Nope, it's much simpler than that. Breweries, factories, warehouses, mills, and other abandoned buildings are sacrificial victims of the war against meth. Clueless - and powerless - to combat meth effectively, law enforcement have thrown vacant and abandoned buildings to the wolves as a delaying tactic. Every backpack full of wire or pipe taken from these places is a car stereo or television not stolen, a purse not snatched, a taxpayer - and voter - not mugged to feed someone's habit. Buildings don't vote, and abandoned buildings produce no tax revenue, so this is - politically - a safe tactic.
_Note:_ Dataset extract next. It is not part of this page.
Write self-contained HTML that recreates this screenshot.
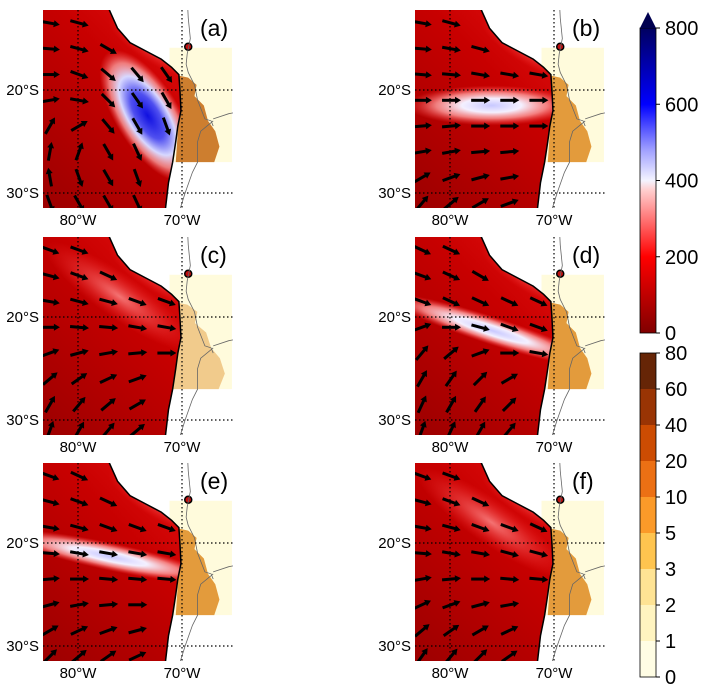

Well, mostly safe, anyway. I believe it's going to lead to a few unpleasant surprises in the near future. For one, I think the meth problem in metropolitan areas is, at present, underestimated compared to rural areas. With fewer sources of copper outstate, rural meth users are more likely to fall on theft, robbery, shoplifting, and burglary to feed their addictions, while, with everyone overlooking the huge flow of "free" funding in and around cities and their abandonments, the usual metric in metro areas - drug-related crime - is lower than it otherwise would be. Secondly, I think that we're all going to be in for a rude awakening when currently-existing sources of easily-accessible copper scrap are exhausted, and drug-related crime skyrockets. People with $100-a-day habits can waltz in and out of their neighborhood abandonments every day, supporting their addiction with an hour or so of work and a backpack of metal. Given pawn-shop prices for popularly-stolen electronics, supporting the same habit through theft and burglary requires a one-man or -woman crime spree... every single day of the year, until they're caught.
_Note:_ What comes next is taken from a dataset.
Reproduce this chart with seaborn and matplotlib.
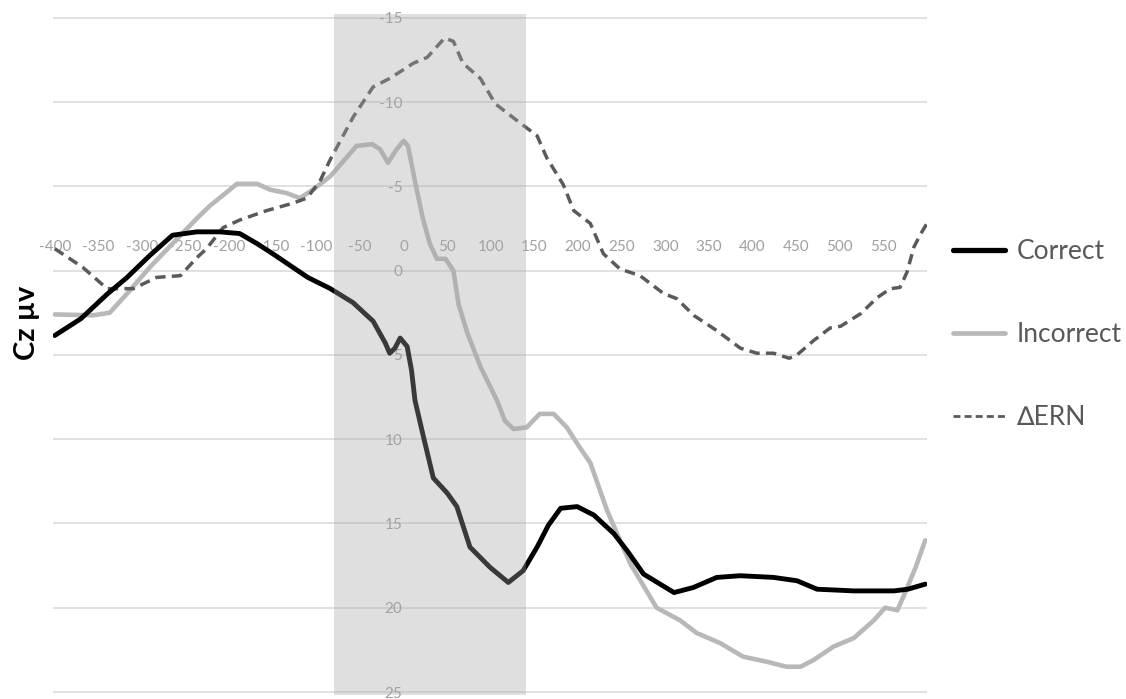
import matplotlib
matplotlib.use("Agg")
import matplotlib.pyplot as plt
import pandas as pd
import seaborn as sns
from matplotlib.lines import Line2D

# time points (ms) and amplitudes (µV), per condition
correct_t = [-400, -370, -340, -317, -291, -265, -237, -211, -188, -168, -150, -130, -110,
             -84, -58, -35, -21, -16, -10, -4, 4, 9, 13, 22, 34, 50, 61, 76, 99, 120,
             137, 153, 166, 180, 199, 218, 241, 256, 275, 310, 332, 359, 386, 424, 451,
             474, 516, 562, 578, 598]
correct_v = [3.85, 2.85, 1.4, 0.4, -0.9, -2.1, -2.3, -2.3, -2.2, -1.6, -1.0, -0.3, 0.4,
             1.07, 1.9, 3.0, 4.3, 4.9, 4.6, 4.0, 4.5, 5.9, 7.7, 9.7, 12.3, 13.2, 14.0,
             16.4, 17.6, 18.5, 17.8, 16.4, 15.1, 14.1, 14.0, 14.5, 15.6, 16.6, 18.0, 19.1,
             18.8, 18.2, 18.1, 18.2, 18.4, 18.9, 19.0, 19.0, 18.9, 18.6]

incorrect_t = [-400, -356, -337, -317, -291, -265, -237, -222, -191, -168, -153, -134, -119,
               -104, -84, -54, -36, -27, -18, -8, 0, 5, 13, 22, 30, 38, 48, 57, 63, 73, 88,
               107, 116, 126, 141, 156, 172, 187, 202, 214, 233, 248, 260, 290, 317, 336,
               363, 389, 416, 439, 455, 470, 493, 516, 539, 552, 566, 575, 587, 598]
incorrect_v = [2.6, 2.65, 2.5, 1.36, -0.2, -1.6, -3.1, -3.85, -5.15, -5.15, -4.8, -4.6, -4.3,
               -4.8, -5.6, -7.4, -7.5, -7.2, -6.4, -7.2, -7.7, -7.4, -5.3, -3.1, -1.6, -0.7,
               -0.7, 0.0, 2.0, 3.7, 5.7, 7.7, 8.9, 9.4, 9.3, 8.5, 8.5, 9.3, 10.5, 11.4, 14.2,
               16.0, 17.4, 20.0, 20.75, 21.5, 22.1, 22.9, 23.2, 23.5, 23.5, 23.1, 22.3, 21.8,
               20.75, 20.0, 20.15, 19.1, 17.6, 16.0]

ern_t = [-400, -368, -340, -310, -283, -256, -237, -226, -207, -188, -157, -127, -111, -96,
         -84, -58, -35, -16, 11, 27, 47, 57, 68, 88, 105, 130, 153, 164, 183, 195, 214, 229,
         248, 271, 298, 313, 333, 359, 386, 405, 424, 442, 451, 470, 489, 501, 524, 543, 558,
         569, 577, 585, 593, 600]
ern_v = [-1.3, -0.2, 1.07, 1.07, 0.4, 0.3, -0.77, -1.3, -2.55, -3.0, -3.56, -4.0, -4.3, -5.3,
         -6.6, -9.1, -10.9, -11.4, -12.3, -12.65, -13.8, -13.6, -12.3, -11.4, -9.9, -8.9, -8.0,
         -6.7, -5.1, -3.56, -2.8, -1.0, -0.1, 0.3, 1.36, 1.66, 2.67, 3.56, 4.6, 4.9, 4.9, 5.2,
         5.0, 4.15, 3.4, 3.3, 2.55, 1.6, 1.07, 1.0, 0.1, -1.4, -2.2, -2.8]

window = (-80, 140)
x_ticks = list(range(-400, 551, 50))
y_ticks = list(range(-15, 26, 5))

sns.set_style("white")
plt.rcParams["font.family"] = ["Lato", "DejaVu Sans"]
plt.rcParams["axes.unicode_minus"] = False

fig = plt.figure(figsize=(11.26, 6.99), dpi=100)
W, H = 1126, 699
# axes box in pixels: x -402..600 -> 53..927, y 25.2..-15.2 -> 695..14
ax = fig.add_axes([53 / W, (H - 695.4) / H, (927 - 53) / W, (695.4 - 14.4) / H])

df_c = pd.DataFrame({"t": correct_t, "v": correct_v})
df_i = pd.DataFrame({"t": incorrect_t, "v": incorrect_v})
df_e = pd.DataFrame({"t": ern_t, "v": ern_v})

sns.lineplot(data=df_c, x="t", y="v", ax=ax, color="black", linewidth=3.5, zorder=3)
sns.lineplot(data=df_i, x="t", y="v", ax=ax, color="#b8b8b8", linewidth=3.3, zorder=2)
sns.lineplot(data=df_e, x="t", y="v", ax=ax, color="#5a5a5a", linewidth=2.5,
             dashes=(3, 1.8), zorder=2)
for ln in ax.lines:
    ln.set_solid_capstyle("round")
    ln.set_solid_joinstyle("round")

ax.axvspan(*window, color="#a6a6a6", alpha=0.35, lw=0, zorder=5)

ax.set_xlim(-402, 600)
ax.set_ylim(25.2, -15.2)
ax.set_xticks(x_ticks)
ax.set_yticks(y_ticks)
ax.yaxis.grid(True, color="#d9d9d9", linewidth=1.1)
ax.xaxis.grid(False)

for s in ax.spines.values():
    s.set_visible(False)
ax.spines["left"].set_position(("data", 0))
ax.spines["top"].set_position(("data", 0))
ax.xaxis.set_ticks_position("top")
ax.tick_params(axis="x", length=0, pad=12, labelsize=11, labelcolor="#a0a0a0")
ax.tick_params(axis="y", length=0, pad=1, labelsize=11, labelcolor="#a0a0a0")
ax.set_xlabel("")
ax.set_ylabel("")

fig.text(27 / W, 1 - 323 / H, "Cz µv", rotation=90, ha="center", va="center",
         fontsize=21, fontweight="bold", color="black")

handles = [
    Line2D([], [], color="black", linewidth=3.8),
    Line2D([], [], color="#b8b8b8", linewidth=3.4),
    Line2D([], [], color="#5a5a5a", linewidth=2.0, dashes=(2.5, 1.5)),
]
fig.legend(handles, ["Correct", "Incorrect", "∆ERN"], loc="upper left",
           bbox_to_anchor=(940 / W, 1 - 226 / H), frameon=False, fontsize=19,
           handlelength=1.95, handletextpad=0.45, labelspacing=2.2, borderpad=0,
           labelcolor="#595959")

fig.savefig("out.png", dpi=100)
Ceding abandoned buildings to meth users would be a forgiveable delaying tactic in the war on drugs... if there were an actual strategy to follow up with, but there isn't. No, at least in Minnesota, the out-of-control problem is being addressed only indirectly, by targeting symptoms, rather than causes. Nobody has a freaking clue what to do about meth users, so they pass laws to make it harder for meth cooks to get their raw ingredients. What's the effect? Meth prices go up, addicts have to steal still more to support their habits. The theft gets to be a problem... so what do we do? Launch public-awareness campaigns urging people to lock their doors, install security systems, and add motion-activated lighting around their property. What's the effect? Addicts turn to shoplifting, or robbery... or any of dozens of other ways of getting the money they need to support their habits. If we did something about the addicts, and the dealers, maybe we'd get somewhere. Sadly, in a world where the war on drugs has taken the back burner to fear-mongering and the war on terror, that's unlikely to happen.